而另一重苦恼,则是孤独、寂寞。陶渊明在《饮酒》(十六)中即慨叹由于没有知己,使得自己的种种情感无处倾诉。他在《饮酒二十首》的序中说:
“余闲居寡欢,兼秋夜已长。偶有名酒,无夕不饮。顾影独尽,忽焉复醉。”
这是说,我平日在家闲居,郁郁寡欢。偶然间得到名酒,便每晚都会饮用,以摆脱愁绪。一个人对著自己的影子将酒饮完,不一会就醉了。只能和自己影子相伴,显示出作者之孤独。陶渊明的“寡欢”,或许即由此而来,何况又是在难以入睡的漫漫长夜。这时便只有借酒浇愁了。陶渊明之《杂诗十二首》(其二)亦呈现出类似的意境:
“风来入房户,夜中枕席冷。气变悟时易,不眠知夕永。欲言无予和,挥杯劝孤影。”
在寒冷的夜晚中,陶渊明由于愁绪万端,夜不能寐,感受到夜晚之漫长。想要倾吐自己的不快,却又无人与之交谈,只好拿起酒杯,对著自己孤独的身影劝酒。李白的“举杯邀明月,对影成三人”,颇近于此处之“挥杯劝孤影”,与《饮酒》序中的“顾影独尽”一样,这句诗亦衬托出作者的孤寂。
隐居的孤独寂寞
一个超越于世俗的人肯定得不到多数人的理解。况且隐居意味著与世隔绝,与之相伴的必然是孤独与寂寞。然而,人是社会性的动物,需要与他人接触、交流,并渴望得到别人的理解。当这种需求得不到满足时,一个人也不会快乐。我们对于陶渊明,亦当如是观之。

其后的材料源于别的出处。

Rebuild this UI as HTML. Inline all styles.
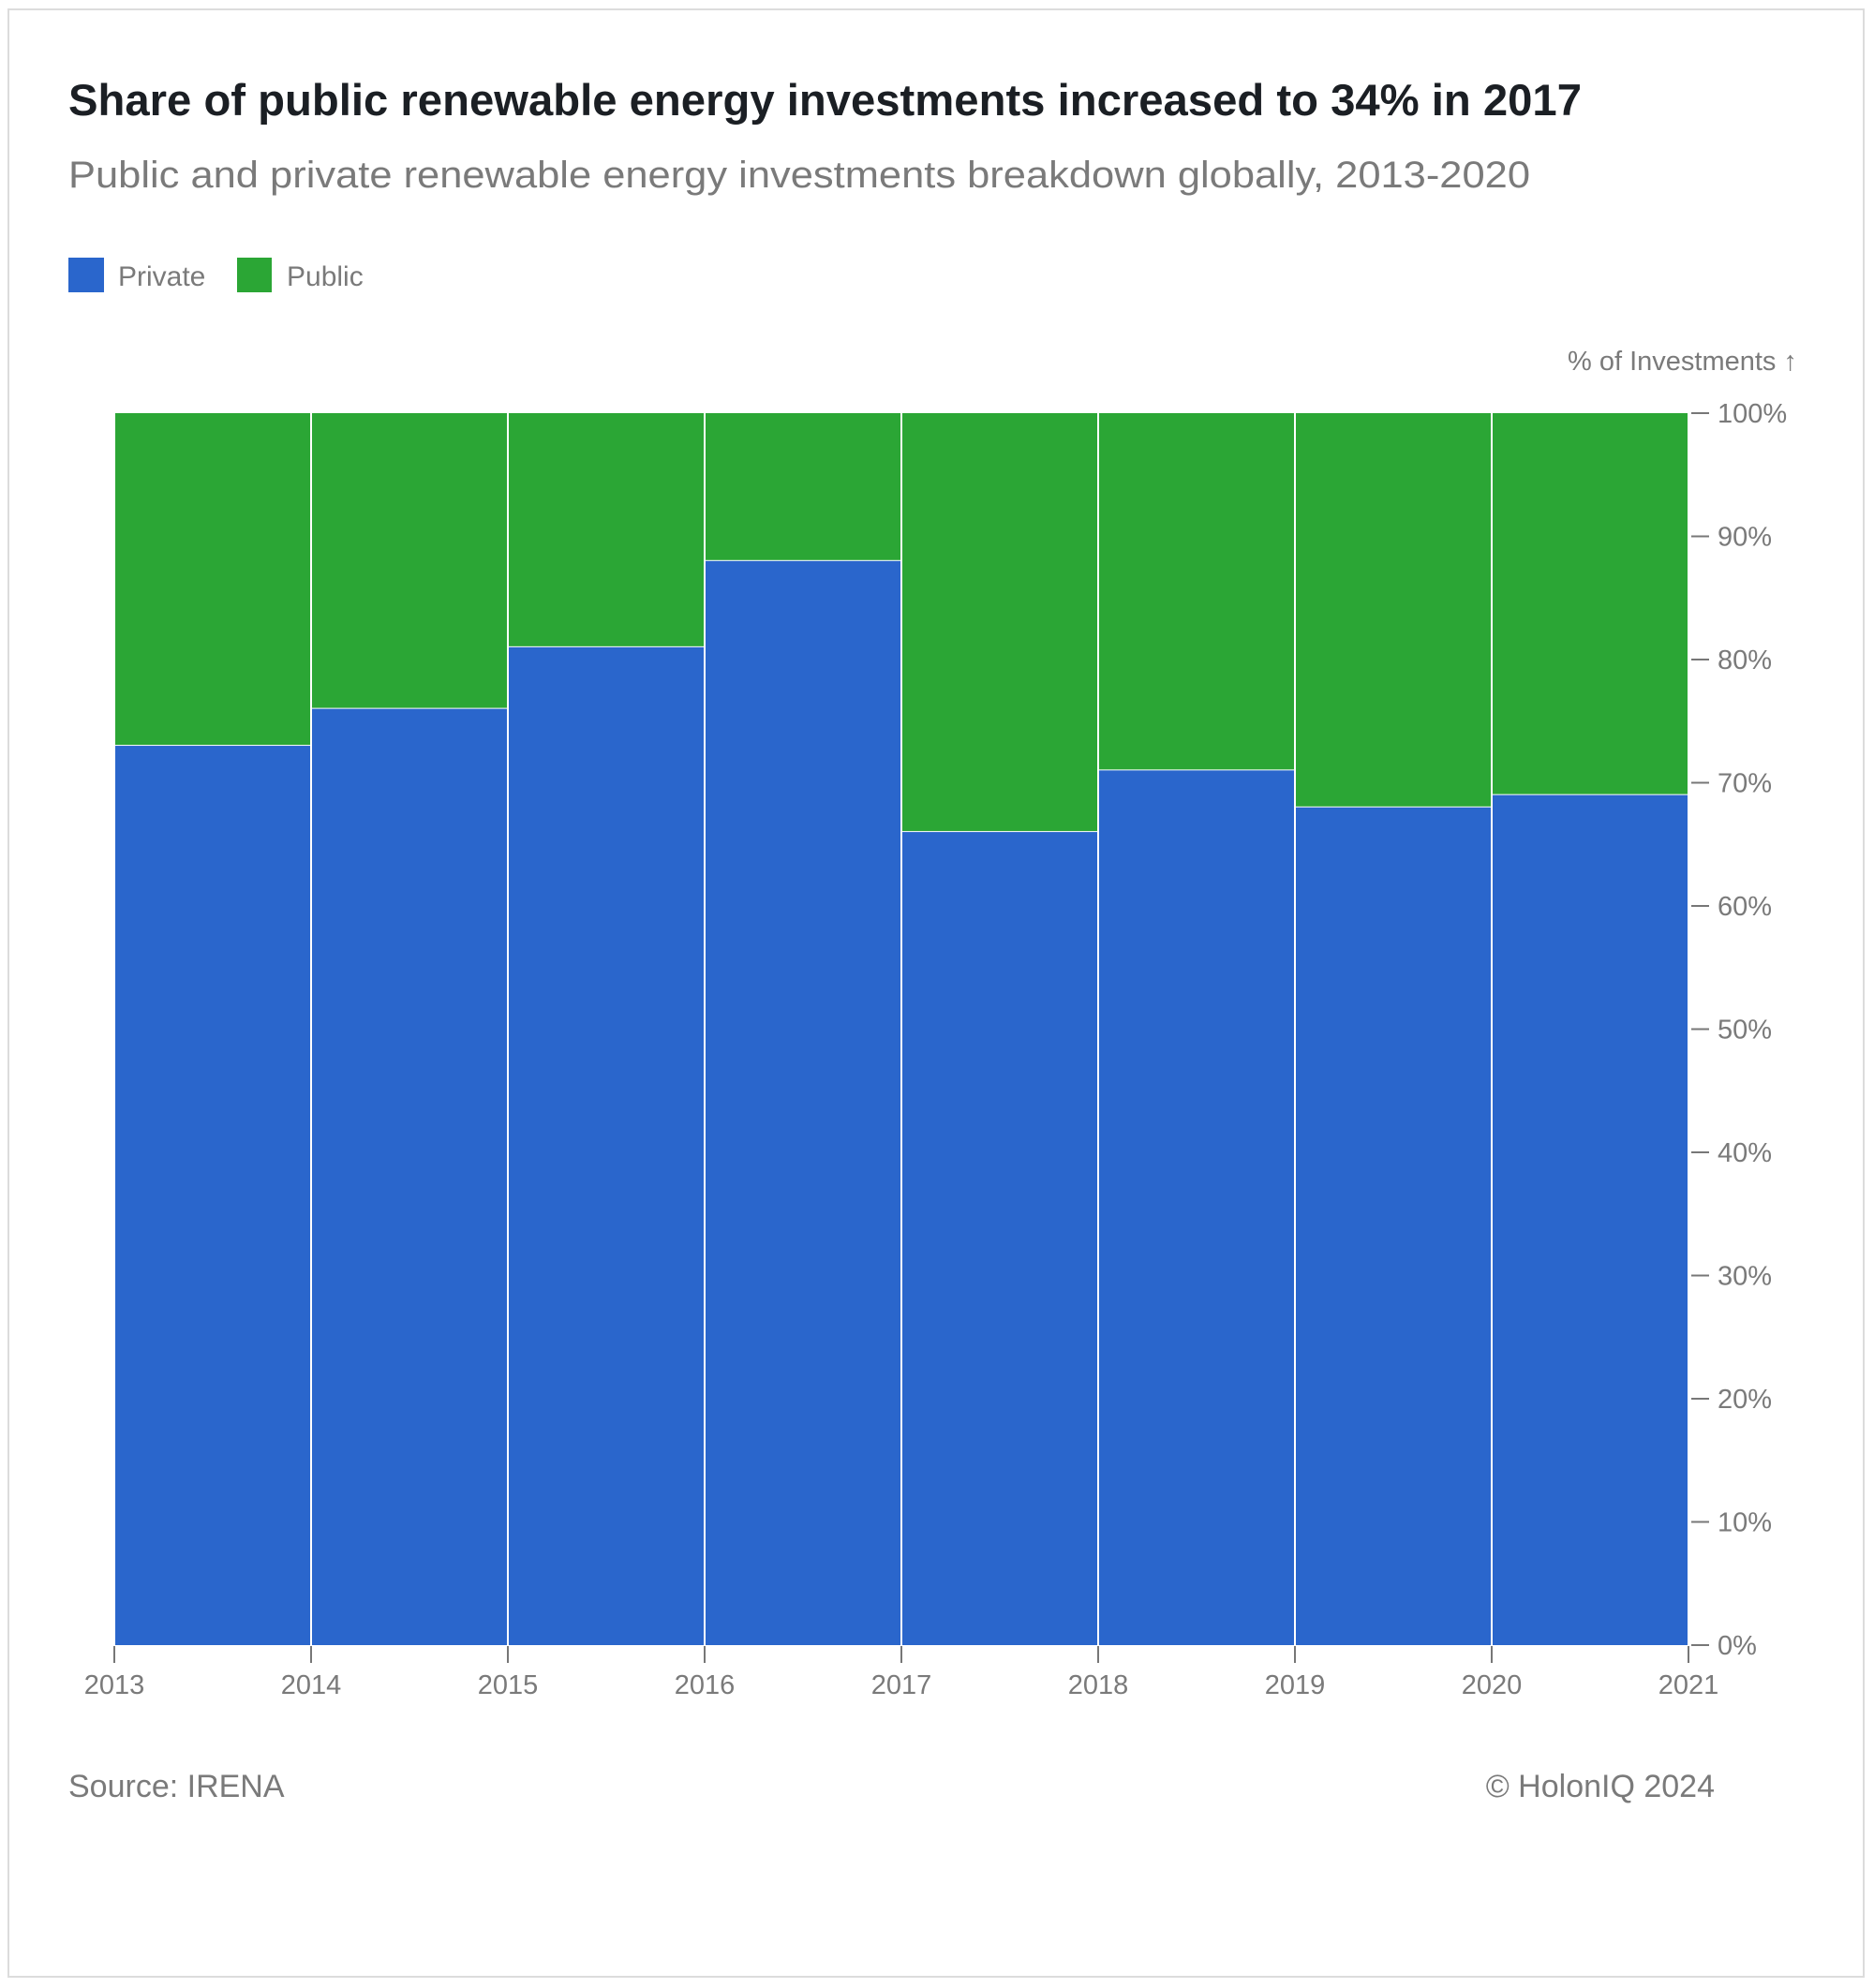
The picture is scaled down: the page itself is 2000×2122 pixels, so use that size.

陶渊明热爱自然,能够根据自己的本心,选择归隐田园,从而抛弃功名利禄。这体现出他的旷达。然而,他毕竟是人,难以做到彻底的超脱。当一些基本需求(温饱、与人交流)得不到满足时,陶渊明也会感到痛苦。由于贫困、孤独与寂寞,他的隐居生活并不像人们想像中的那么快乐、惬意。后世的读者出于对田园生活的向往,将自己的理想加之于陶渊明身上,遂过分强调其淡然超脱以及隐居生活之美好,而无视其痛苦之一面。我们对待任何一个历史人物,就像对待陶渊明一样,要设身处地为其著想,注意到他们的多面性、复杂性,而不应当将其简单化,这恰恰是一种“了解之同情”。